# Over heated voltage regulator [duplicate]

I’m trying to build a 5V output @ 200mA. I have a full wave bridge rectifier attached to a transformer with a capacitor reservoir of 100uF, using a LM7805 voltage regulator and with a 0.1uF cap as well. To get the 200mA that I needed I used ohms law to find I needed 25ohms (5V/0.2A=25ohms.) But that power will burn out my resistor so I thought that I should use 4x 1/4W 100ohm resistors in parallel to achieve the same result. When I turned on my circuit, my voltage regulator became super hot and the voltage I recorded was lower then 5V (3.8V).

I've attached the schematic I drew to show how I wired it. Can you tell me what I have done wrong ? Sorry for the crappy drawing in advance.

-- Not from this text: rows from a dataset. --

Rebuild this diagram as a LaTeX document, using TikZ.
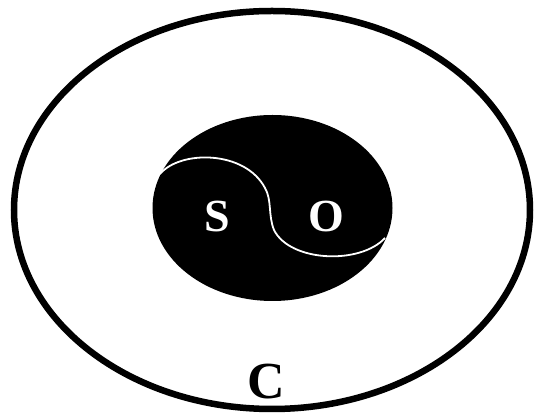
\documentclass[tikz,border=0pt]{standalone}
\usepackage{fontspec}
\setmainfont{Liberation Serif}
\usepackage{tikz}

\begin{document}
\begin{tikzpicture}[
  x=1pt, y=-1pt,
  letter/.style={inner sep=0pt, font=\fontsize{46}{48}\selectfont\bfseries},
  outer/.style={draw, line width=6.5pt},
  divide/.style={draw=white, line width=1.8pt}
]
 \useasboundingbox (0,0) rectangle (539,419);
 % outer ellipse
 \path[outer] (272,210) ellipse [x radius=258, y radius=199];
 % inner black ellipse with the dividing curve
 \fill[black] (272.5,208) ellipse [x radius=120, y radius=93];
 \path[divide] (160,174) .. controls (180,150) and (245,150) .. (265,188)
   .. controls (272,200) and (268,215) .. (274,230)
   .. controls (290,262) and (360,265) .. (385,238);
 \node[letter, text=white] (subj) at (217,216) {S};
 \node[letter, text=white] (obj) at (326,216) {O};
 \node[letter, font=\fontsize{52}{54}\selectfont\bfseries] (ctx) at (266,382) {C};
\end{tikzpicture}
\end{document}
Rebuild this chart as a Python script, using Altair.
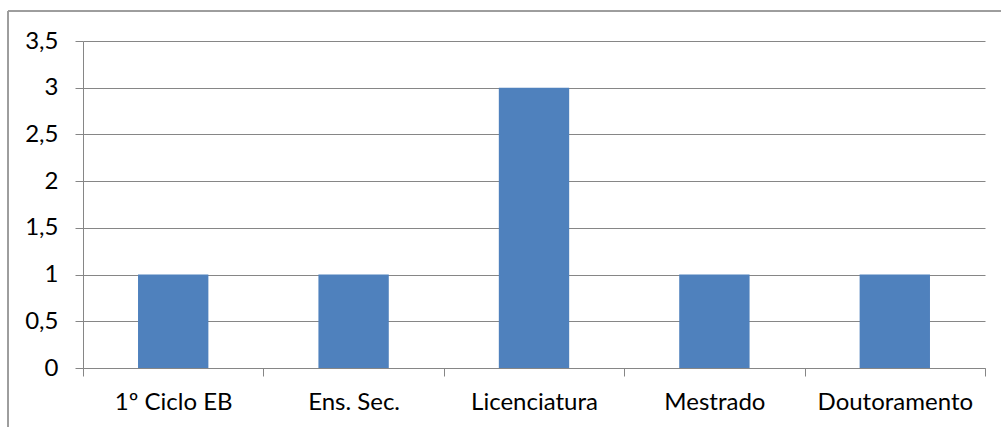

• You'll find a vast amount on the subject in this SE answer My linear voltage regulator is overheating very fast – Russell McMahon Apr 12 at 13:57
• Apart from the regulator heating, what are you trying to achieve? What are you wanting to do with the 5V @ 200 mA? I ask as it is not obvious that what you propose has any function apart from heating resistors. eg if you want to power something other than the resistors with a 5V supply then you do not need the load resistors AT ALL. – Russell McMahon Apr 12 at 14:00
• How are you heatsinking the regulator? – Brian Drummond Apr 12 at 14:30
• – brhans Apr 12 at 15:02

The transformer secondary is 12 - 14 volts AC so, assuming 14 volts, it will have a peak voltage of 19.8 volts. After bridge rectification this becomes about 18.4 volts DC and the 7805 regulator is dropping 18.4 volts DC to 5 volts DC whilst taking 200 mA.

The 7805 power dissipation is (18.4 volts - 5 volts) * 0.2 amps = 2.68 watts. So, without a heatsink, the 7805 will boil.

You might want to read this article that describes the problem in more detail and offers a switched mode buck regulator as a solution: -

The device above is from TI and is called a TPSM84205. It will efficiently deliver 5 volts without the excessive over-heating: -

• Thanks. Would using a half wave rectifier and increasing the reservoir cap, fix the problem ? – Tony Apr 12 at 8:20
• No, because the DC voltage is dictated by the peak of the AC waveform from the secondary and the peak will be roughly the same whether full or half wave rectifying. – Andy aka Apr 12 at 8:29
• If you can't change the transformer or anything else in the circuit, add resistor or multiple resistors in series between the 100uF cap and regulator input. The system will still dissipate the same amount of watts as heat, but not all of it is dissipated in the regulator. I did not calculate suitable resistance value, but just make sure that at 200mA current you still have 7 to 8 Volts at the regulator input when the bulk capacitor has minimum voltage. Adjust bulk cap value if necessary. – Justme Apr 12 at 9:03
• Shouldn't that be "Your question has a 8+ year old Annnnnnnnnnnnnnnnnnnnnnnnswer here :-) ? – Russell McMahon Apr 12 at 13:56
• @Tony If the TI part isn't available where you are, search for "7805 equivalent switching". – Andrew Morton Apr 12 at 14:15

Your problem is that the input voltage is too high for your output voltage.
The LM7805 as a LINEAR voltage regulator turns that voltage difference multiplied by the output current into watts of heat.
Even a relatively small current of 200mA in this case gives off about 2W of heat or even more.
If you don't have a sufficient heatsink, the 7805 overheats and reduces output voltage to protect itself from burning out.
You could cut the amount of heat generated by giving it a lower voltage at the input. Normally, you need at least 2V higher input than the output for a 7805, but you shouldn't go too high; usually 7.5VAC to 9VAC is used as a transformer output for this 5V regulator.